-- WHAT YOU NEED TO DO --
Say how many lines hold the string "this"; please write nothing but the number.

-- WORKING DATA --

────────

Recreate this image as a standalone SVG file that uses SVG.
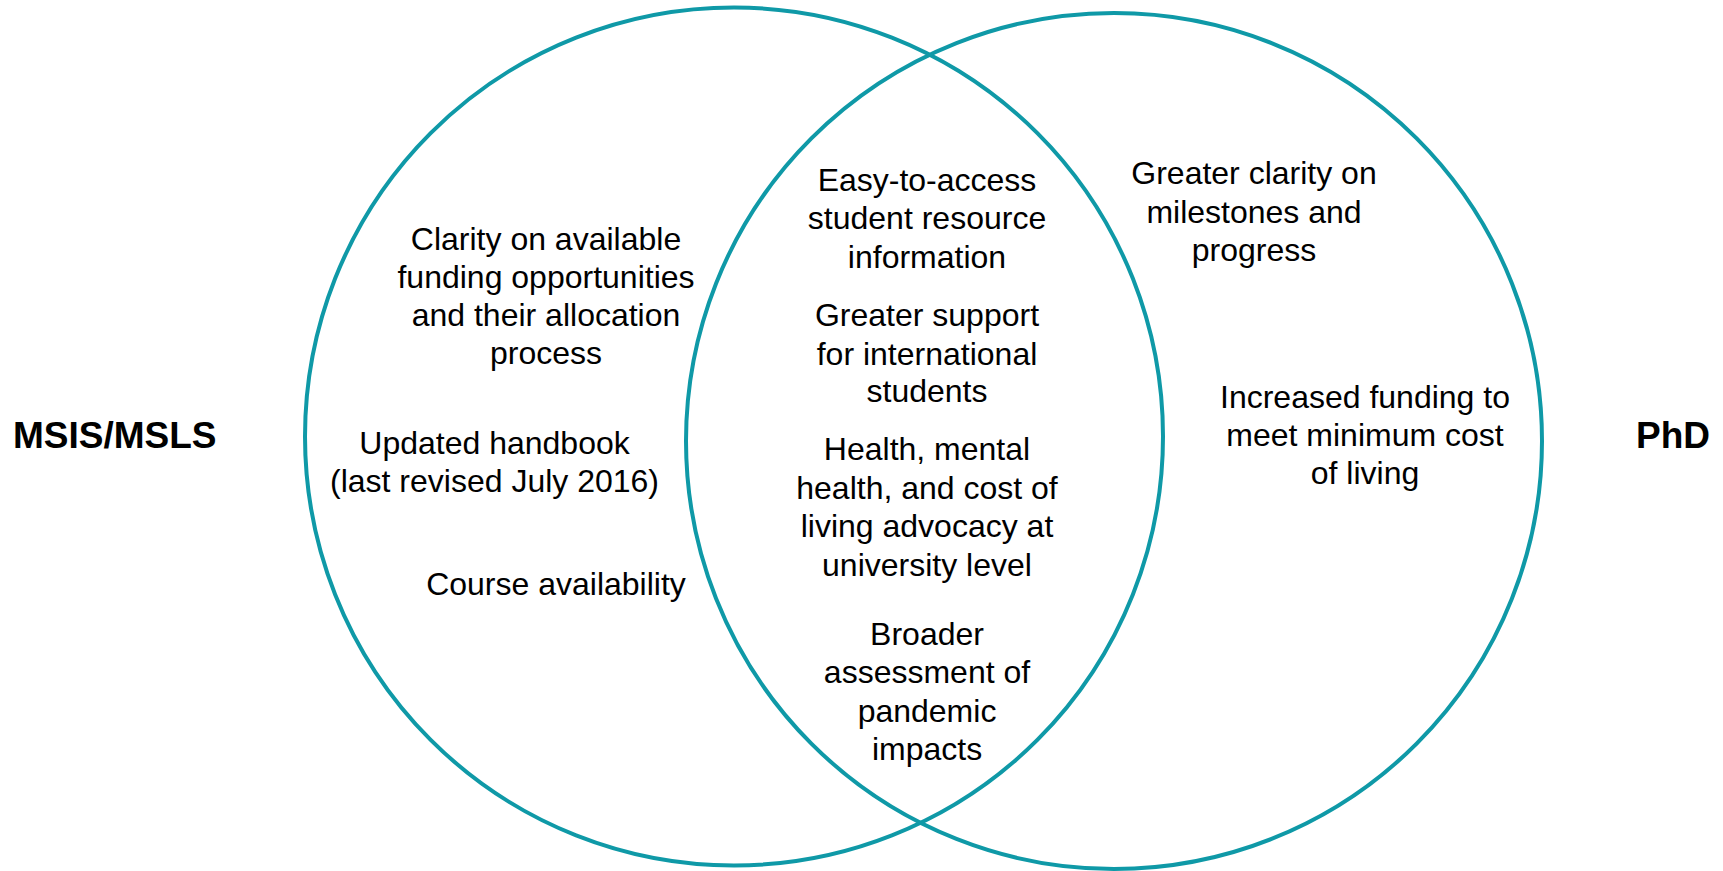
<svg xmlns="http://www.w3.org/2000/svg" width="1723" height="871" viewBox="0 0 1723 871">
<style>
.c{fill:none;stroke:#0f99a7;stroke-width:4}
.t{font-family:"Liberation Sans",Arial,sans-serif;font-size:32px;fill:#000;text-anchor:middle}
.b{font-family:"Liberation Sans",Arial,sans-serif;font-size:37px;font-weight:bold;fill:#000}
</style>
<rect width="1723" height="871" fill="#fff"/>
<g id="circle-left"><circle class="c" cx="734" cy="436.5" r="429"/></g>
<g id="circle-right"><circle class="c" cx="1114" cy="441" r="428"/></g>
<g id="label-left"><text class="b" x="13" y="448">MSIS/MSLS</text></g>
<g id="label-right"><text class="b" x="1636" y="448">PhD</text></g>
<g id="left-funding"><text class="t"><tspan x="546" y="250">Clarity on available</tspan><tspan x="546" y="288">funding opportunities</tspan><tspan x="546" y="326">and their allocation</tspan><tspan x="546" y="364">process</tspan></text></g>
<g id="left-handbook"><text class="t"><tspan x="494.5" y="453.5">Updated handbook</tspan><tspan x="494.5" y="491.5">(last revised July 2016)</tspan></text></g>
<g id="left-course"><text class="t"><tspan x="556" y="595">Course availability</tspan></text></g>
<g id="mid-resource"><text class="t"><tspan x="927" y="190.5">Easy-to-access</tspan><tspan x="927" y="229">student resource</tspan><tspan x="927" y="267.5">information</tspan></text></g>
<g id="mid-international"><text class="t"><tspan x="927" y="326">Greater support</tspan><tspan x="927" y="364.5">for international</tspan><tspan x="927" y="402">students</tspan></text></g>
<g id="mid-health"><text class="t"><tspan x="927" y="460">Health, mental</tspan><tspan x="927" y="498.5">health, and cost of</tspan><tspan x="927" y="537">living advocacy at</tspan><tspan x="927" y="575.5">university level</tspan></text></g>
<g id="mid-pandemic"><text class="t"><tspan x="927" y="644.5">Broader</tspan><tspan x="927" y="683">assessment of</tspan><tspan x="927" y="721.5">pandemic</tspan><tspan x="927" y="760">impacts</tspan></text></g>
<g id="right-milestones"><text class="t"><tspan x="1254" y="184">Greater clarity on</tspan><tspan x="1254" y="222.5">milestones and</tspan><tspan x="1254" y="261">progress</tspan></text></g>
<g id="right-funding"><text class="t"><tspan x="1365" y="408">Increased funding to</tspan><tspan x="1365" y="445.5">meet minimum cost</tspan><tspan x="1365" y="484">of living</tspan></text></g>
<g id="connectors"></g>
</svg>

────────

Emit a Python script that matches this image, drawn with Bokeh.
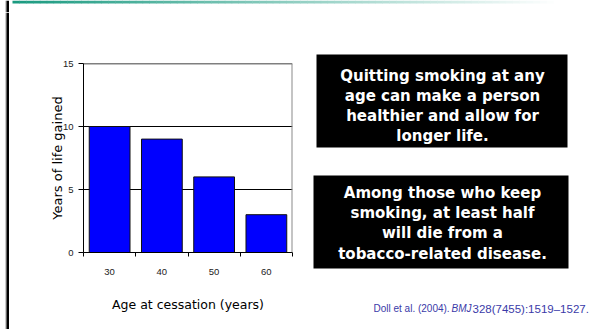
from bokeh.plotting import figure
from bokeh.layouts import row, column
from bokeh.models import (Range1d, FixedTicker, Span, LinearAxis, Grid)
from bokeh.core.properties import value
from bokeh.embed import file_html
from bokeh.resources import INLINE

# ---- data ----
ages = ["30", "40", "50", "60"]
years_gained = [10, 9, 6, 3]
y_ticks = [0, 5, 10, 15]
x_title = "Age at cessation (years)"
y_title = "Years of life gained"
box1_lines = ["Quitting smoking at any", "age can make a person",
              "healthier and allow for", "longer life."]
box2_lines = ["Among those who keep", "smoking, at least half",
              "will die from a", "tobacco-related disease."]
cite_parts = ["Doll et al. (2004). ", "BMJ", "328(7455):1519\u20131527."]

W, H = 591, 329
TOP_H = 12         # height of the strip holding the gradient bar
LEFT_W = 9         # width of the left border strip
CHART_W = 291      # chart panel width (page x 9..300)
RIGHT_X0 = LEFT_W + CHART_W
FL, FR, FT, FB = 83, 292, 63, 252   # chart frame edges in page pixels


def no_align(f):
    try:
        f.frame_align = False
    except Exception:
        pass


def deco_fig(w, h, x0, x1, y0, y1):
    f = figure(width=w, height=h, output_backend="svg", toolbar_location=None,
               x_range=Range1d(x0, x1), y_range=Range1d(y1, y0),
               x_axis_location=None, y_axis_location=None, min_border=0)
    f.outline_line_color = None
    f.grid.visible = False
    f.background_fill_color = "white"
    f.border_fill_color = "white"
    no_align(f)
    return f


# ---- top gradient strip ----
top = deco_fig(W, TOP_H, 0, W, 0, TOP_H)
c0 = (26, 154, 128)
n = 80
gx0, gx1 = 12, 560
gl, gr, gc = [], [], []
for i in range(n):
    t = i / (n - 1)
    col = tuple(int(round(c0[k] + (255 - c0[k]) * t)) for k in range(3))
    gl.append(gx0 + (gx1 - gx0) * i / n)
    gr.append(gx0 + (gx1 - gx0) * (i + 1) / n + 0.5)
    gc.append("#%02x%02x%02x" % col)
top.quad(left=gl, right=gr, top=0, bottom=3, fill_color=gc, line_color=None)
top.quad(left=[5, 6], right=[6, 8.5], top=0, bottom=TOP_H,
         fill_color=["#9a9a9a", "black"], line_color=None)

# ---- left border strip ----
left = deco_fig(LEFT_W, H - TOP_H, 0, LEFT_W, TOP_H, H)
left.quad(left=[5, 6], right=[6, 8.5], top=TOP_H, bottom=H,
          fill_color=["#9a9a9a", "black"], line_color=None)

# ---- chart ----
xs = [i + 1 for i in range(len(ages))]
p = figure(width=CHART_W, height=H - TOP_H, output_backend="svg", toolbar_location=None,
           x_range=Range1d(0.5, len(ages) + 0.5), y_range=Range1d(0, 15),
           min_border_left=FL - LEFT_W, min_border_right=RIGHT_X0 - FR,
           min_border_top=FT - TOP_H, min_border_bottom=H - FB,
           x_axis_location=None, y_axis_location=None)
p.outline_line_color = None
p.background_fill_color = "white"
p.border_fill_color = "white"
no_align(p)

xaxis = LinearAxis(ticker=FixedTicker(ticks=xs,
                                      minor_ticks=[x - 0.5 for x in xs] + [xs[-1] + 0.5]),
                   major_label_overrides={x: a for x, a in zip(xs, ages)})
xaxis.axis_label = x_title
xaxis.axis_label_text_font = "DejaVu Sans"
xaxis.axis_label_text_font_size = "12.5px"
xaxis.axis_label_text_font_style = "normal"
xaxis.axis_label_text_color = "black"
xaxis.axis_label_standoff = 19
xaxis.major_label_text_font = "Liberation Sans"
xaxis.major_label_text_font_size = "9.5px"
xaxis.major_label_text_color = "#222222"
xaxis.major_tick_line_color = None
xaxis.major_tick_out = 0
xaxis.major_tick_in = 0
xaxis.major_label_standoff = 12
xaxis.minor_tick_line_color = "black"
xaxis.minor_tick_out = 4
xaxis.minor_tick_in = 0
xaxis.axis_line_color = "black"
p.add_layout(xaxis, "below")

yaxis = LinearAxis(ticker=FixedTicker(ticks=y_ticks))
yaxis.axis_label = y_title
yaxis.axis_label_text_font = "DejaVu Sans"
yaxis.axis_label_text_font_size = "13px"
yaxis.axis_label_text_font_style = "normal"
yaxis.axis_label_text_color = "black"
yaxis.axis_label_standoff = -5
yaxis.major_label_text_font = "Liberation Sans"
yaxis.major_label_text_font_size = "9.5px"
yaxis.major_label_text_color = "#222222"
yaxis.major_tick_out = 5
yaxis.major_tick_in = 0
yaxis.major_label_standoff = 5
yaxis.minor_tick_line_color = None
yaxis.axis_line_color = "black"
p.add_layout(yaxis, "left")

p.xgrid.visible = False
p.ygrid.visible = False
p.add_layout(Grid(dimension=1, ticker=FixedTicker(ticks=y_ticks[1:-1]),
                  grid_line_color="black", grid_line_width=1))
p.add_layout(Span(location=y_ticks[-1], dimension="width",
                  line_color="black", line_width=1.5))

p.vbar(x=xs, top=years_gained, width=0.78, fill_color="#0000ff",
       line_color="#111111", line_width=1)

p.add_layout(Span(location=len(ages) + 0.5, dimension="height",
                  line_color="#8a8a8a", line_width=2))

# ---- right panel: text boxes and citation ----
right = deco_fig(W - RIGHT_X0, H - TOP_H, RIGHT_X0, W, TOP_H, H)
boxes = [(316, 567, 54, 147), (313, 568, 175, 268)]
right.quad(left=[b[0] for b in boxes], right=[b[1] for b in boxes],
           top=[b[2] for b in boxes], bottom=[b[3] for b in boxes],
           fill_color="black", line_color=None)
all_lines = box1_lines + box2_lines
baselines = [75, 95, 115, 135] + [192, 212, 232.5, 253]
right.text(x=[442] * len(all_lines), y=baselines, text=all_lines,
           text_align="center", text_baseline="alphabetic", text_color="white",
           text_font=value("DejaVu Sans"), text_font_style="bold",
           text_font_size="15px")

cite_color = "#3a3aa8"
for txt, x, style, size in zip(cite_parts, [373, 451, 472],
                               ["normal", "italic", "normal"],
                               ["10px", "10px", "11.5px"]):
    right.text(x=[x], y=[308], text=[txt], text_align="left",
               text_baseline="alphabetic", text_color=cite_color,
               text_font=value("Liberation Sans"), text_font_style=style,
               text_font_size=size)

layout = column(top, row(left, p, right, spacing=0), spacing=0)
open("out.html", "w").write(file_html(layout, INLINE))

────────

-- TASK ANSWER --
2